Over time, this changes the nature of the work.

Confidence without context

Another common issue is misplaced confidence.

AI systems tend to produce answers that are fluent and well-formed, even when the underlying reasoning is weak.

This creates a mismatch between how the output looks and how much it can be trusted.

For experienced users, this becomes manageable. They learn to treat the system as a fast but fallible assistant.

For less experienced users, it can be more problematic. The clarity of the response can obscure its limitations.

Inside organisations, this leads to an important shift. Trust is not given to the system as a whole. It is calibrated task by task.

The boundary problem

AI systems work best within defined boundaries.

When the task is clear, the input is structured, and the context is stable, performance is often strong.

Problems emerge at the edges.

When a request is ambiguous. When context is missing. When the situation does not match the patterns the system has seen before.

At these boundaries, outputs become less reliable.

In practice, this means that organisations have to define where AI is allowed to operate.

Not in abstract terms, but in very specific ones.

Which types of customer queries can be handled automatically. Which require escalation. Which internal processes can rely on generated outputs, and which cannot.

This is less about capability and more about control.

Integration failures

Some of the most important failures are not in the model itself, but in how it is integrated.

An AI system may generate a useful output, but that output does not fit cleanly into the next step of a process.

Data is extracted, but in a format that requires manual adjustment.

Summaries are produced, but without the references needed for audit or verification.

Suggestions are made, but without awareness of constraints elsewhere in the system.

These are not failures of intelligence. They are failures of alignment with the surrounding environment.

And they are often what determine whether a system is actually adopted.

The accumulation of friction

Individually, these issues are manageable.

A slightly incorrect summary can be fixed. An overconfident answer can be checked. A formatting issue can be adjusted.

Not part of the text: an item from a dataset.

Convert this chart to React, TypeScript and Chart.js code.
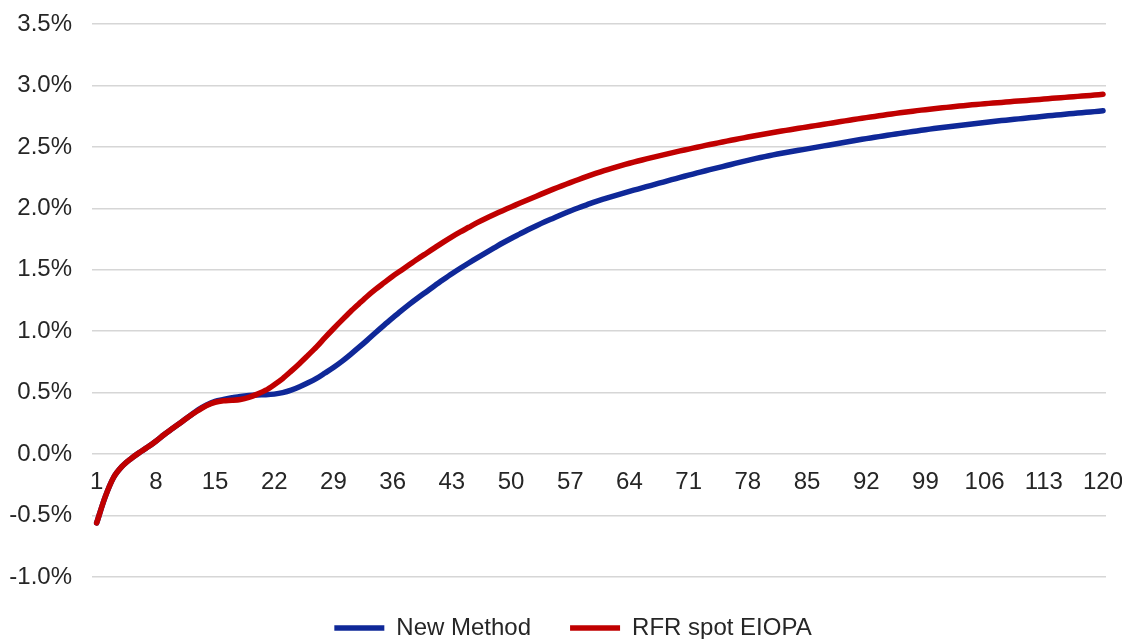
import React, { useEffect, useRef } from "react";
import { Chart, registerables } from "chart.js";

Chart.register(...registerables);

// Maturity in years (1..120)
const maturities: number[] = Array.from({ length: 120 }, (_, i) => i + 1);

// Labelled maturities on the horizontal axis
const xTickValues: number[] = [1, 8, 15, 22, 29, 36, 43, 50, 57, 64, 71, 78, 85, 92, 99, 106, 113, 120];

// Spot rates in percent
const newMethod: number[] = [
  -0.56, -0.35, -0.19, -0.10, -0.04, 0.01, 0.055, 0.105, 0.16, 0.21,
  0.26, 0.31, 0.36, 0.40, 0.43, 0.445, 0.458, 0.47, 0.478, 0.482,
  0.483, 0.488, 0.50, 0.52, 0.548, 0.58, 0.616, 0.66, 0.705, 0.755,
  0.81, 0.868, 0.928, 0.99, 1.05, 1.108, 1.165, 1.22, 1.272, 1.322,
  1.372, 1.42, 1.467, 1.512, 1.555, 1.597, 1.638, 1.678, 1.718, 1.755,
  1.79, 1.825, 1.858, 1.89, 1.92, 1.95, 1.978, 2.005, 2.03, 2.055,
  2.077, 2.098, 2.118, 2.138, 2.157, 2.176, 2.195, 2.214, 2.233, 2.252,
  2.27, 2.288, 2.306, 2.323, 2.34, 2.357, 2.374, 2.39, 2.406, 2.421,
  2.435, 2.448, 2.46, 2.472, 2.484, 2.496, 2.508, 2.52, 2.532, 2.544,
  2.556, 2.567, 2.578, 2.589, 2.6, 2.61, 2.62, 2.63, 2.64, 2.649,
  2.658, 2.666, 2.674, 2.682, 2.69, 2.698, 2.706, 2.714, 2.721, 2.728,
  2.735, 2.742, 2.749, 2.756, 2.762, 2.769, 2.775, 2.781, 2.787, 2.794,
];

const rfrSpotEiopa: number[] = [
  -0.56, -0.35, -0.19, -0.10, -0.04, 0.01, 0.055, 0.105, 0.16, 0.21,
  0.26, 0.31, 0.355, 0.395, 0.422, 0.434, 0.438, 0.445, 0.462, 0.488,
  0.52, 0.565, 0.615, 0.675, 0.738, 0.805, 0.873, 0.948, 1.02, 1.09,
  1.158, 1.222, 1.285, 1.342, 1.395, 1.448, 1.495, 1.543, 1.59, 1.635,
  1.68, 1.725, 1.768, 1.808, 1.846, 1.884, 1.918, 1.95, 1.981, 2.011,
  2.041, 2.07, 2.099, 2.128, 2.156, 2.183, 2.209, 2.235, 2.26, 2.284,
  2.307, 2.328, 2.348, 2.367, 2.385, 2.402, 2.419, 2.435, 2.451, 2.467,
  2.482, 2.497, 2.512, 2.526, 2.54, 2.554, 2.567, 2.58, 2.593, 2.605,
  2.617, 2.629, 2.64, 2.651, 2.662, 2.673, 2.684, 2.695, 2.706, 2.717,
  2.728, 2.738, 2.748, 2.758, 2.768, 2.777, 2.786, 2.795, 2.803, 2.811,
  2.818, 2.825, 2.832, 2.839, 2.845, 2.851, 2.857, 2.862, 2.868, 2.873,
  2.878, 2.884, 2.889, 2.895, 2.90, 2.906, 2.911, 2.916, 2.922, 2.928,
];

const FONT = "'Liberation Sans', Arial, sans-serif";
const TEXT = "#262626";
const FONT_SIZE = 24;

// Nudges the bottom legend horizontally after layout
const legendOffset = {
  id: "legendOffset",
  afterLayout(chart: any) {
    const legend = chart.legend;
    if (legend) {
      legend.left += 18;
      legend.right += 18;
    }
  },
};

export default function App() {
  const canvasRef = useRef<HTMLCanvasElement | null>(null);

  useEffect(() => {
    document.body.style.margin = "0";
    const canvas = canvasRef.current;
    if (!canvas) return;

    const chart = new Chart(canvas, {
      type: "line",
      data: {
        labels: maturities,
        datasets: [
          {
            label: "New Method",
            data: newMethod,
            borderColor: "#0f2898",
            backgroundColor: "#0f2898",
            borderWidth: 5.5,
            borderCapStyle: "round",
            borderJoinStyle: "round",
            pointRadius: 0,
            tension: 0.3,
            order: 1,
          },
          {
            label: "RFR spot EIOPA",
            data: rfrSpotEiopa,
            borderColor: "#c00000",
            backgroundColor: "#c00000",
            borderWidth: 5.5,
            borderCapStyle: "round",
            borderJoinStyle: "round",
            pointRadius: 0,
            tension: 0.3,
            order: 0,
          },
        ],
      },
      plugins: [legendOffset],
      options: {
        responsive: false,
        animation: false,
        layout: { padding: { top: 24, left: 4, right: 16, bottom: -11 } },
        scales: {
          x: {
            type: "linear",
            min: 0.45,
            max: 120.35,
            position: { y: 0 },
            grid: { display: false, drawTicks: false },
            border: { display: false },
            afterBuildTicks: (scale: any) => {
              scale.ticks = xTickValues.map((v) => ({ value: v }));
            },
            afterFit: (scale: any) => {
              scale.paddingLeft = 0;
              scale.paddingRight = 0;
            },
            ticks: {
              autoSkip: false,
              maxRotation: 0,
              padding: 14,
              color: TEXT,
              font: { family: FONT, size: FONT_SIZE },
              callback: (v: any) => String(v),
            },
          },
          y: {
            min: -1.0,
            max: 3.5,
            grid: { color: "#d6d6d6", lineWidth: 1.5, drawTicks: false },
            border: { display: false },
            afterFit: (scale: any) => {
              scale.width = 88;
              scale.paddingTop = 0;
              scale.paddingBottom = 0;
            },
            ticks: {
              stepSize: 0.5,
              padding: 20,
              color: TEXT,
              font: { family: FONT, size: FONT_SIZE },
              callback: (v: any) => Number(v).toFixed(1) + "%",
            },
          },
        },
        plugins: {
          tooltip: { enabled: false },
          legend: {
            position: "bottom",
            labels: {
              usePointStyle: true,
              pointStyle: "line",
              pointStyleWidth: 50,
              padding: 39,
              color: TEXT,
              font: { family: FONT, size: FONT_SIZE },
              sort: (a: any, b: any) => a.datasetIndex - b.datasetIndex,
            },
          },
        },
      },
    });

    return () => chart.destroy();
  }, []);

  return (
    <div style={{ width: 1122, height: 639 }}>
      <canvas ref={canvasRef} width={1122} height={639} />
    </div>
  );
}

The problem is accumulation.

When these small frictions appear repeatedly, they shape behaviour.

Users become cautious. They double-check by default. They rely on the system for some tasks but avoid it for others.

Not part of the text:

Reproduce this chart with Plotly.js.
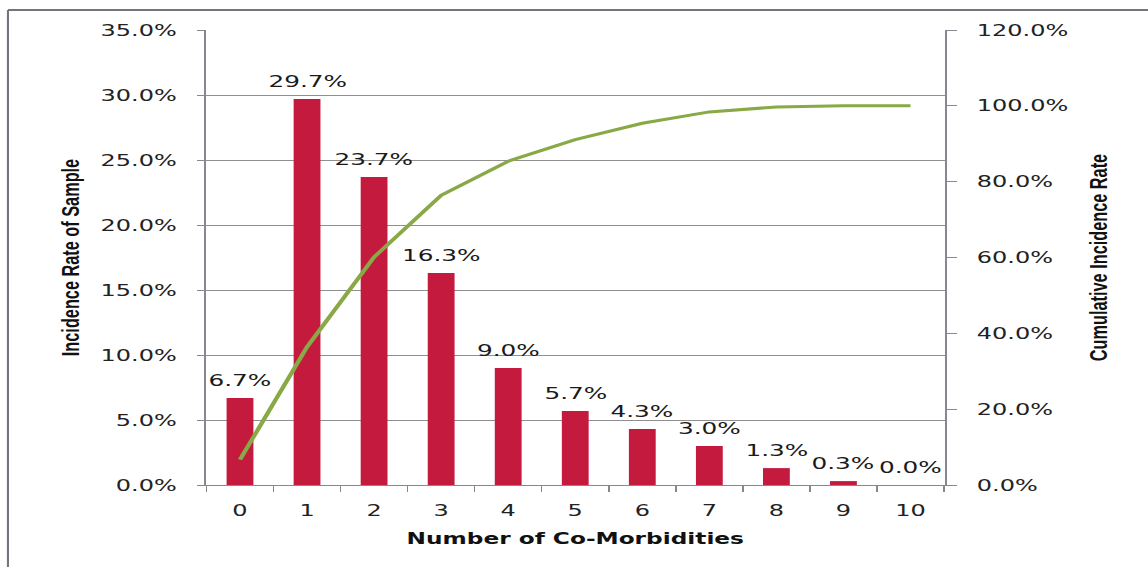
<!DOCTYPE html>
<html>
<head>
<meta charset="utf-8">
<script src="https://cdn.plot.ly/plotly-3.0.1.min.js"></script>
<style>
  html, body { margin: 0; padding: 0; background: #ffffff; overflow: hidden; }
  /* the figure is laid out narrow and widened 1.5x, giving the broad lettering of the printed chart */
  #wrap { position: absolute; left: 0; top: 0; width: 766px; height: 567px;
          transform: scaleX(1.5); transform-origin: 0 0; }
</style>
</head>
<body>
<div id="wrap"><div id="chart"></div></div>
<script>
// Number of co-morbidities per patient
const categories = ['0', '1', '2', '3', '4', '5', '6', '7', '8', '9', '10'];
// Share of the sample with that many co-morbidities (%)
const incidence = [6.7, 29.7, 23.7, 16.3, 9.0, 5.7, 4.3, 3.0, 1.3, 0.3, 0.0];
// Running total of the shares (%)
const cumulative = [6.7, 36.4, 60.1, 76.4, 85.4, 91.1, 95.4, 98.4, 99.7, 100.0, 100.0];

const leftTicks = [0, 5, 10, 15, 20, 25, 30, 35];
const rightTicks = [0, 20, 40, 60, 80, 100, 120];

const W = 766, H = 567;
const M = { l: 137, r: 136, t: 30, b: 82 };
const plotW = W - M.l - M.r, plotH = H - M.t - M.b;

const axisGrey = '#8a8690';
const textCol = '#222222';
const tickFont = { family: 'DejaVu Sans, Verdana, sans-serif', size: 16, color: textCol };
const narrowBold = { family: 'Liberation Sans Narrow, Arial Narrow, sans-serif', size: 16.3, color: '#111111', weight: 'bold' };

const bars = {
  type: 'bar',
  x: categories,
  y: incidence,
  marker: { color: '#c41a3d', line: { width: 0 } },
  yaxis: 'y',
  hoverinfo: 'skip'
};

const cumLine = {
  type: 'scatter',
  mode: 'lines',
  x: categories,
  y: cumulative,
  yaxis: 'y2',
  line: { color: '#88a945', width: 3 },
  hoverinfo: 'skip'
};

const labels = categories.map((c, i) => ({
  x: c, y: incidence[i], xref: 'x', yref: 'y',
  text: incidence[i].toFixed(1) + '%',
  showarrow: false, yanchor: 'bottom', yshift: 6,
  font: { family: 'DejaVu Sans, Verdana, sans-serif', size: 16.5, color: '#1a1a1a' }
}));

// outer frame of the figure (left and top edges)
const fx = (px) => (px - M.l) / plotW;
const fy = (py) => (H - M.b - py) / plotH;
const frame = [
  { type: 'line', xref: 'paper', yref: 'paper', x0: fx(5.3), x1: fx(5.3), y0: fy(10), y1: fy(H + 20),
    line: { color: '#77727e', width: 1.4 } },
  { type: 'line', xref: 'paper', yref: 'paper', x0: fx(5.3), x1: fx(W + 20), y0: fy(10), y1: fy(10),
    line: { color: '#77727e', width: 2 } }
];

const layout = {
  width: W, height: H,
  margin: M,
  paper_bgcolor: '#ffffff', plot_bgcolor: '#ffffff',
  showlegend: false,
  bargap: 0.6,
  font: tickFont,
  xaxis: {
    type: 'category',
    categoryarray: categories,
    tickson: 'boundaries',
    ticks: 'outside', ticklen: 6, tickwidth: 1, tickcolor: axisGrey,
    ticklabelstandoff: 11,
    showline: true, linecolor: axisGrey, linewidth: 1,
    showgrid: false, zeroline: false,
    tickfont: tickFont,
    title: { text: 'Number of Co-Morbidities', standoff: 13,
             font: { family: 'DejaVu Sans, Verdana, sans-serif', size: 15.5, color: '#111111', weight: 'bold' } }
  },
  yaxis: {
    range: [0, 35],
    tickvals: leftTicks,
    ticktext: leftTicks.map(v => v.toFixed(1) + '%'),
    ticks: 'outside', ticklen: 5, tickwidth: 1, tickcolor: axisGrey,
    ticklabelstandoff: 10,
    showline: true, linecolor: axisGrey, linewidth: 1,
    showgrid: true, gridcolor: '#8f8f8f', gridwidth: 1,
    zeroline: false,
    tickfont: tickFont,
    title: { text: 'Incidence Rate of Sample', standoff: 9, font: narrowBold }
  },
  yaxis2: {
    overlaying: 'y', side: 'right',
    range: [0, 120],
    tickvals: rightTicks,
    ticktext: rightTicks.map(v => v.toFixed(1) + '%'),
    ticks: 'outside', ticklen: 7, tickwidth: 1, tickcolor: axisGrey,
    ticklabelstandoff: 10,
    showline: true, linecolor: axisGrey, linewidth: 1,
    showgrid: false, zeroline: false,
    tickfont: tickFont,
    title: { text: 'Cumulative Incidence Rate', standoff: 15, font: narrowBold }
  },
  annotations: labels,
  shapes: frame
};

Plotly.newPlot('chart', [bars, cumLine], layout, { staticPlot: true, displayModeBar: false });
</script>
</body>
</html>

In some cases, they stop using it altogether, not because it is useless, but because it is not reliably useful.

This is why many AI deployments plateau.

Not because the technology stops improving, but because the experience stabilises at a level that is helpful but not fully trustworthy.

Adaptation, not rejection

Despite these failures, AI is not rejected.

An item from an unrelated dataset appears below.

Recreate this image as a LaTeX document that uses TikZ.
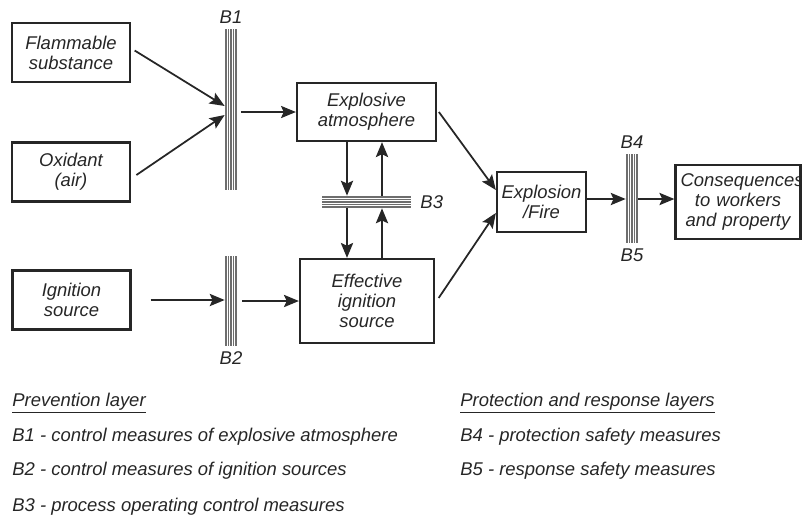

Instead, organisations adapt.

They introduce human checkpoints. They narrow the scope of use. They build informal guidelines around when the system can be relied upon.

Over time, this creates a new kind of workflow.

One where AI is present, but bounded.

One where its strengths are used, but its weaknesses are actively managed.

This is a more realistic picture than either full automation or outright failure.

The UK context

In the UK, these dynamics are particularly visible.

Many organisations operate in environments where accountability matters. Outputs need to be explainable. Decisions need to be defensible.

This makes unverified automation difficult to justify.

As a result, AI is often used in a supportive role rather than a decisive one.

It accelerates parts of a process, but final responsibility remains with a human.

This can make progress appear slower than in more experimental environments. But it also reduces the risk of failure becoming systemic.

What this means in practice

The practical outcome is a shift in how work is structured.

Tasks are redesigned to include verification.

Processes are adjusted to accommodate uncertainty.

Roles evolve to include not just doing the work, but overseeing how the work is assisted.

AI does not remove the need for judgement. It increases it.

Rethinking failure

Seen from a distance, these limitations can look like weaknesses.

Seen from inside an organisation, they are constraints that can be worked with.

AI does not need to be perfect to be useful.

But it does need to be understood.

The important question is not whether the system ever fails, but how it fails, how often, and in which contexts.

Those details determine whether it becomes part of everyday work, or remains a tool that is occasionally useful but never fully trusted.